Tyszanie, grający dla odmiany w pierwszej połowie w nominalnie najmocniejszym składzie, okazali się jednak skuteczniejsi. W 12 minucie po rzucie rożnym, ponowione dośrodkowanie Juliusa Ertlthalera w efektowny sposób - mimo próby interwencji Szcześniaka - trafił Daniel Rumin. Po przewrotce z 7 metra piłka wylądowała w siatce w okolicach „okienka”.

W odpowiedzi Paweł Olkowski udowodnił, że jest już w pełni sił i po przejęciu futbolówki na środku boiska popędził w kierunku pola karnego gości. Ograł jeszcze Marco Dijakovicia, a następnie płaskim strzałem z kilkunastu metrów ustalił wynik pierwszej połowy. Przez następne pół godziny bowiem przewaga zabrzan nie została udokumentowana, choć Norbert Bartczak ostemplował słupek, a Olkowski trafił w poprzeczkę. Natomiast nastawieni na kontrę tyszanie szansę sfinalizowali pudłem Rumina.

Po przerwie druga dziesiątka desygnowana do gry przez Dariusza Banasika, choć zaczęła grę ofensywnie, szybko przekonała się, że ekstraklasa to jednak wyższy poziom. Po wrzutce w 52 minucie Kozuki wyprzedził Wiktora Żytkę i główkując z 5 metra, zapewnił Górnikowi prowadzenie. Jego rozmiary szybko podwyższył Piotr Krawczyk, strzelając do pustej bramki po sprytnym zagraniu piętą Damiana Rasaka, który także w 67 minucie zaliczył asystę, przy samobójczej bramce Jakuba Tecława.

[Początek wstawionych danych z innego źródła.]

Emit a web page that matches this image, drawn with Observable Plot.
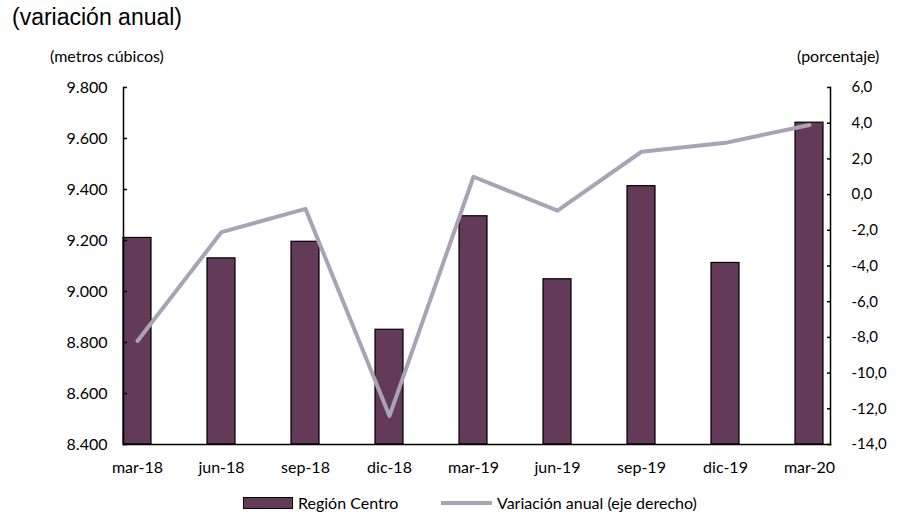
<!DOCTYPE html>
<html>
<head>
<meta charset="utf-8">
<script src="https://cdn.jsdelivr.net/npm/d3@7"></script>
<script src="https://cdn.jsdelivr.net/npm/@observablehq/plot@0.6"></script>
<style>
  html, body { margin: 0; padding: 0; background: #fff; }
  #wrap { position: relative; width: 924px; height: 527px; font-family: Lato, "Open Sans", sans-serif; color: #000; }
  #title { position: absolute; left: 12px; top: 4px; font-family: "Liberation Sans", Arial, sans-serif; font-size: 23px; }
  .atitle { position: absolute; top: 46px; font-size: 16px; }
  #chart { position: absolute; left: 0; top: 40px; }
  #legend { position: absolute; top: 493px; left: 0; width: 924px; font-size: 16px; }
  .li { position: absolute; display: flex; align-items: center; }
  .sw-bar { width: 48px; height: 10px; background: #633A57; border: 1px solid #000; margin-right: 5px; }
  .sw-line { width: 51px; height: 4px; background: #A8A4B6; margin-right: 5px; }
</style>
</head>
<body>
<div id="wrap">
  <div id="title">(variación anual)</div>
  <div class="atitle" style="left:50px">(metros cúbicos)</div>
  <div class="atitle" style="left:797px">(porcentaje)</div>
  <div id="chart"></div>
  <div id="legend">
    <div class="li" style="left:243px"><div class="sw-bar"></div>Región Centro</div>
    <div class="li" style="left:441px"><div class="sw-line"></div>Variación anual (eje derecho)</div>
  </div>
</div>
<script>
const periods = ["mar-18","jun-18","sep-18","dic-18","mar-19","jun-19","sep-19","dic-19","mar-20"];
const volumen = [9210, 9130, 9195, 8850, 9295, 9048, 9413, 9112, 9662];
const variacion = [-8.2, -2.1, -0.8, -12.4, 1.0, -0.9, 2.4, 2.9, 3.9];
const leftTicks = [8400, 8600, 8800, 9000, 9200, 9400, 9600, 9800];
const rightTicks = [-14, -12, -10, -8, -6, -4, -2, 0, 2, 4, 6];

const yMin = 8400, yMax = 9800, rMin = -14, rMax = 6;
const toLeft = v => yMin + (v - rMin) / (rMax - rMin) * (yMax - yMin);
const fromLeft = y => rMin + (y - yMin) / (yMax - yMin) * (rMax - rMin);

const bars = periods.map((p, i) => ({p, v: volumen[i]}));
const line = periods.map((p, i) => ({p, r: variacion[i]}));

const chart = Plot.plot({
  width: 924,
  height: 440,
  marginTop: 47,
  marginBottom: 36,
  marginLeft: 123,
  marginRight: 94,
  style: {fontFamily: "Lato, 'Open Sans', sans-serif", fontSize: "16px", color: "#000"},
  x: {type: "band", domain: periods, paddingInner: 0.67, paddingOuter: 0, align: 0, label: null},
  y: {domain: [yMin, yMax], label: null},
  marks: [
    Plot.barY(bars, {x: "p", y1: yMin, y2: "v", fill: "#633A57", stroke: "#000", strokeWidth: 1.2}),
    Plot.lineY(line, {x: "p", y: d => toLeft(d.r), stroke: "#A8A4B6", strokeWidth: 4}),
    Plot.frame({anchor: "left", stroke: "#000", strokeWidth: 1.5}),
    Plot.frame({anchor: "right", stroke: "#000", strokeWidth: 1.5}),
    Plot.frame({anchor: "bottom", stroke: "#000", strokeWidth: 1.5}),
    Plot.axisY({anchor: "left", ticks: leftTicks, tickSize: -4, tickPadding: 20, strokeWidth: 1.5,
      tickFormat: d => (d / 1000).toFixed(3), label: null}),
    Plot.axisY({anchor: "right", ticks: rightTicks.map(toLeft), tickSize: -4, tickPadding: 25, strokeWidth: 1.5,
      fontSize: 15, tickFormat: d => fromLeft(d).toFixed(1).replace(".", ","), label: null}),
    Plot.axisX({tickSize: 0, tickPadding: 17, label: null})
  ]
});
document.getElementById("chart").appendChild(chart);
</script>
</body>
</html>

Wprawdzie po starciu Daniego Pacheco z Przemysławem Mystkowskim sędzia wskazał na „wapno” i Wiktor Żytek pewnym strzałem w końcówce pokonał Michała Szromnika, ale ostatnie słowo należało do Górnika. Pacheco idealnym podaniem wyprowadził kontrę, a Lawrence Ennali po samotnym biegu wpadł w pole karne i z zimną krwią pokonał Adriana Kostrzewskiego, stawiając pieczęć na zwycięstwie zabrzan i pokazując, w jak wysokiej jest formie.

Jerzy Dusik


Górnik Zabrze – GKS Tychy 5:2 (1:1)

0:1 – Rumin, 12 min, 1:1 – Olkowski, 16 min, 2:1 – Kozuki, 52 min (głową), 3:1 – Krawczyk, 54 min, 4:1 – Tecław, 67 min (samobójcza), 4:2 – Żytek, 83 min (karny), [5:2] – Ennali, 85 min

GÓRNIK: Szromnik – Bartczak (64. Sekulić), Szcześniak, Triantafyllopoulos (46. Janicki), Siplak – Kozuki (83. Olkowski), Świerkot (46. Rasak), Kosiba (46. Pacheco), Czyż, Olkowski (64. Ennali) – Krawczyk. Trener Jan URBAN.

TYCHY: Kostrzewski – Budnicki (46. Tecław), Nedić (46. Bieroński), Dijakovic (Żytek) – Machowski (46. Połap), Kurtaran (46. Szpakowski), Wojtuszek (46. Radecki), Błachewicz (46. Mikita) – Rumin (46. Skibicki), Śpiączka (46. Stangert), Ertlthaler (46. Mystkowski). II połowa: Kostrzewski – Tecław, Bieroński, Żytek – Połap, Szpakowski, Radecki, Mikita – Skibicki, Stangert, Mystkowski. Trener Dariusz BANASIK.

Sędziował Mateusz Konieczny (Kobiór). Bez udziału publiczności. Żółte kartki: Kozuki – Skibicki, Żytek.